Directions for this task :: Answer with one number: the count of lines in this material that hold the word "diagram".

Data for the task ::
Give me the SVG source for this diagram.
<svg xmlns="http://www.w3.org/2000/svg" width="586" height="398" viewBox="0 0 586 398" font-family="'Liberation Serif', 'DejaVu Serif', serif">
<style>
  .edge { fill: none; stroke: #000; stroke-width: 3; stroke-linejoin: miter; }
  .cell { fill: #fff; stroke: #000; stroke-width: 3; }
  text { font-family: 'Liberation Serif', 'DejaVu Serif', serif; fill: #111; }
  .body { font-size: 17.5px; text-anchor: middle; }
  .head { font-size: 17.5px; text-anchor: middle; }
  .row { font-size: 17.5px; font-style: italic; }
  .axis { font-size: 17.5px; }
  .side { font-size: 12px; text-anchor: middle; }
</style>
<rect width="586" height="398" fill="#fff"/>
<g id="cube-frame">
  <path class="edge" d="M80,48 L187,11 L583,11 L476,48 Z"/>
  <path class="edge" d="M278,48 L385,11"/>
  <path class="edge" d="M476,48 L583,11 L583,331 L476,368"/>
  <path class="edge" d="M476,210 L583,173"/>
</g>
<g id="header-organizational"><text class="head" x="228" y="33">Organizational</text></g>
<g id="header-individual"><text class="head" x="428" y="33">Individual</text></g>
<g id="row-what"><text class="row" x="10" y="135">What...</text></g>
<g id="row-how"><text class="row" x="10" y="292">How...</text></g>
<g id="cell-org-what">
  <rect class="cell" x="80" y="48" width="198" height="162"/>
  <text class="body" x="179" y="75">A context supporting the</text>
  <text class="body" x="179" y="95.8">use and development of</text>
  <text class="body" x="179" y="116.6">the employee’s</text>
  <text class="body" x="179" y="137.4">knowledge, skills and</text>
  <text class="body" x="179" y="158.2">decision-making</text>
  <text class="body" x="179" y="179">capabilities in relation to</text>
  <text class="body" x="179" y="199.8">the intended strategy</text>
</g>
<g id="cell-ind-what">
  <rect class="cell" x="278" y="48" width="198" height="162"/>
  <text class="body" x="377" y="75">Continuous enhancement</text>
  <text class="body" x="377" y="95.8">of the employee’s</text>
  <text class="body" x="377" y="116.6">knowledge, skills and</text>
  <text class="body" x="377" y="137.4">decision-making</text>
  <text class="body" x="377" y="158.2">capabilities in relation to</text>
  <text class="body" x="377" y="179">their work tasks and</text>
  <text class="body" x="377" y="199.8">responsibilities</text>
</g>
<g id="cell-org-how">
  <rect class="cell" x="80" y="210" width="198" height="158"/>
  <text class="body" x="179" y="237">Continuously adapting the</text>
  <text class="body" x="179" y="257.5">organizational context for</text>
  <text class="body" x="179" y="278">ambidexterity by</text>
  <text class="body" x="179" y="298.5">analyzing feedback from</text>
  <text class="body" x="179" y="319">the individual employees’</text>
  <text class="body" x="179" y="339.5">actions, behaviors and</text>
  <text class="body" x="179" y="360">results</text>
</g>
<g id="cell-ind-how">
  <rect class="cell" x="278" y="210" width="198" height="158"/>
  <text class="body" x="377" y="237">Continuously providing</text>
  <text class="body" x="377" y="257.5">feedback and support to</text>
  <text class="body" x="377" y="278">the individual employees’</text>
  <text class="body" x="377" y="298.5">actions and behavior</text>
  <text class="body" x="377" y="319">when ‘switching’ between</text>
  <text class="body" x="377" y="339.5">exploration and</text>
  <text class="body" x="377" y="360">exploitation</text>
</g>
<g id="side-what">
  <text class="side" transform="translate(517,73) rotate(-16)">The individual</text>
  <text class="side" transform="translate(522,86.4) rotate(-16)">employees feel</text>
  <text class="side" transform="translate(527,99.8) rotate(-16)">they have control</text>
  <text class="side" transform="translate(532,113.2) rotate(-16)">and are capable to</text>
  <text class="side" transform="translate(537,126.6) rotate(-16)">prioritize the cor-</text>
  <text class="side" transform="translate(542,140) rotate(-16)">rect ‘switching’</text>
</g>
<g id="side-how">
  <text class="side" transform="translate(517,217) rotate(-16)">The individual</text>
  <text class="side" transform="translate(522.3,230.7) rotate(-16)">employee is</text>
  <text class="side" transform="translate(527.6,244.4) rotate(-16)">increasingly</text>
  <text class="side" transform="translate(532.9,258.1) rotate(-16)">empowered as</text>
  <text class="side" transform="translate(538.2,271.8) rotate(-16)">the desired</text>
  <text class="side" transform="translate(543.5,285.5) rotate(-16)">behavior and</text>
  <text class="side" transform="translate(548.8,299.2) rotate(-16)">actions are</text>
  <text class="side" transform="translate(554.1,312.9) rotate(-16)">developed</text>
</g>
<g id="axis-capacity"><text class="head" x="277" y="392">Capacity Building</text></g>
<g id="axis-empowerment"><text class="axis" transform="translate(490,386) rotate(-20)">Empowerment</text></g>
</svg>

* * *

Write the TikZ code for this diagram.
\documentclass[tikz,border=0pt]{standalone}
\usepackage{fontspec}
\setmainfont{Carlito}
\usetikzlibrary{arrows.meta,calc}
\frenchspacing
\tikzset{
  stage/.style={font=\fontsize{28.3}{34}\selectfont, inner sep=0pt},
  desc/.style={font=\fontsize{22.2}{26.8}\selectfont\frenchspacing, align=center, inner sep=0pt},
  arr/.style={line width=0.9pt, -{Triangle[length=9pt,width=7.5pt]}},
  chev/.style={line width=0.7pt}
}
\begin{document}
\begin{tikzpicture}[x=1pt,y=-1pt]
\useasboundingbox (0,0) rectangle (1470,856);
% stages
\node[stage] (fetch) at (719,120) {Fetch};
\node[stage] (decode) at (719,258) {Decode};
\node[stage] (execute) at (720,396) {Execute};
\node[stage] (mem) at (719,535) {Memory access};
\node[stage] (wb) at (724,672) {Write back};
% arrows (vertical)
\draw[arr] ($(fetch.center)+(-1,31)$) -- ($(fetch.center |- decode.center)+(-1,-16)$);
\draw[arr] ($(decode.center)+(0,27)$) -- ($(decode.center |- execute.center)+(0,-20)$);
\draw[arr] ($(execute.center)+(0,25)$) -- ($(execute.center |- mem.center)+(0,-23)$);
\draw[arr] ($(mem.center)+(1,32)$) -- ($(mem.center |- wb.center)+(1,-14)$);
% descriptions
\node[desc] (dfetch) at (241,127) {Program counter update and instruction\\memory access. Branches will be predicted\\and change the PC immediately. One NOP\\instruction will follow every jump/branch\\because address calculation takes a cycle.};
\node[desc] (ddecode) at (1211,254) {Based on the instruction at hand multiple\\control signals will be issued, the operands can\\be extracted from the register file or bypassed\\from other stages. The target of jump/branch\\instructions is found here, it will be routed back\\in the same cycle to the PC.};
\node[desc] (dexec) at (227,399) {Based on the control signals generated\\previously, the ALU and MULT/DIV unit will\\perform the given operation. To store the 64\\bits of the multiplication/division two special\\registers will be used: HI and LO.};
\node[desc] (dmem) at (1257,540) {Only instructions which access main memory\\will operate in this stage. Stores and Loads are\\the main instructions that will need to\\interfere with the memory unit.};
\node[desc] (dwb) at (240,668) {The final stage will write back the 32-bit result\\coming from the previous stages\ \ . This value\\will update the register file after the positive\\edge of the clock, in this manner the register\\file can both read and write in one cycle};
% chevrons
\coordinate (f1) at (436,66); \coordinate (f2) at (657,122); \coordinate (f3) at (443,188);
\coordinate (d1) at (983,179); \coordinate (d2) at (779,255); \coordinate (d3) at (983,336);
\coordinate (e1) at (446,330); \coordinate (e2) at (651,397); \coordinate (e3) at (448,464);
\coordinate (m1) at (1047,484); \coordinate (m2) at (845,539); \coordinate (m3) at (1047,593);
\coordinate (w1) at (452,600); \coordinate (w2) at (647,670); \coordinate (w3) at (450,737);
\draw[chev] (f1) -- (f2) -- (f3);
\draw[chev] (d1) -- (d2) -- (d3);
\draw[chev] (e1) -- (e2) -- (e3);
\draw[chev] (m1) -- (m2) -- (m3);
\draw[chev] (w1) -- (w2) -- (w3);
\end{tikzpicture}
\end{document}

==

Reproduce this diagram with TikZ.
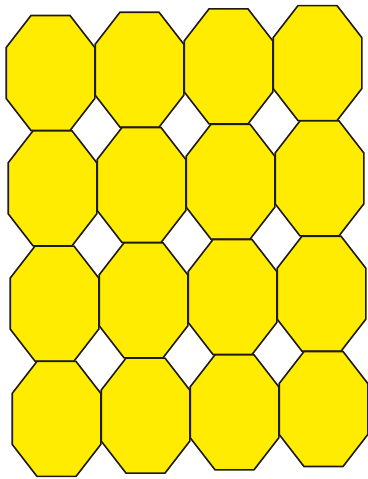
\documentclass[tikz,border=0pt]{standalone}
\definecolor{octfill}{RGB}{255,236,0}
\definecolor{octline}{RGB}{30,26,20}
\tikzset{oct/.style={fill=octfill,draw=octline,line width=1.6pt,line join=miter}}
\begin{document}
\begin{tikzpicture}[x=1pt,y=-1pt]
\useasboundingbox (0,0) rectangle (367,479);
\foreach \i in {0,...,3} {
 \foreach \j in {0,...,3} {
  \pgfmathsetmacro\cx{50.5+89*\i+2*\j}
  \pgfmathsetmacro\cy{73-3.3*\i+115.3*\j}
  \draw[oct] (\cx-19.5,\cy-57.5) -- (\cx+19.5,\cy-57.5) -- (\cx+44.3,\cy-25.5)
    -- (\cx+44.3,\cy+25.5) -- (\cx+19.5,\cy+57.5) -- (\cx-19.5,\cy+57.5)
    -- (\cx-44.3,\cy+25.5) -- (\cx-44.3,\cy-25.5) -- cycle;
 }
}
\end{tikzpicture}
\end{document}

Answer to this task :: 3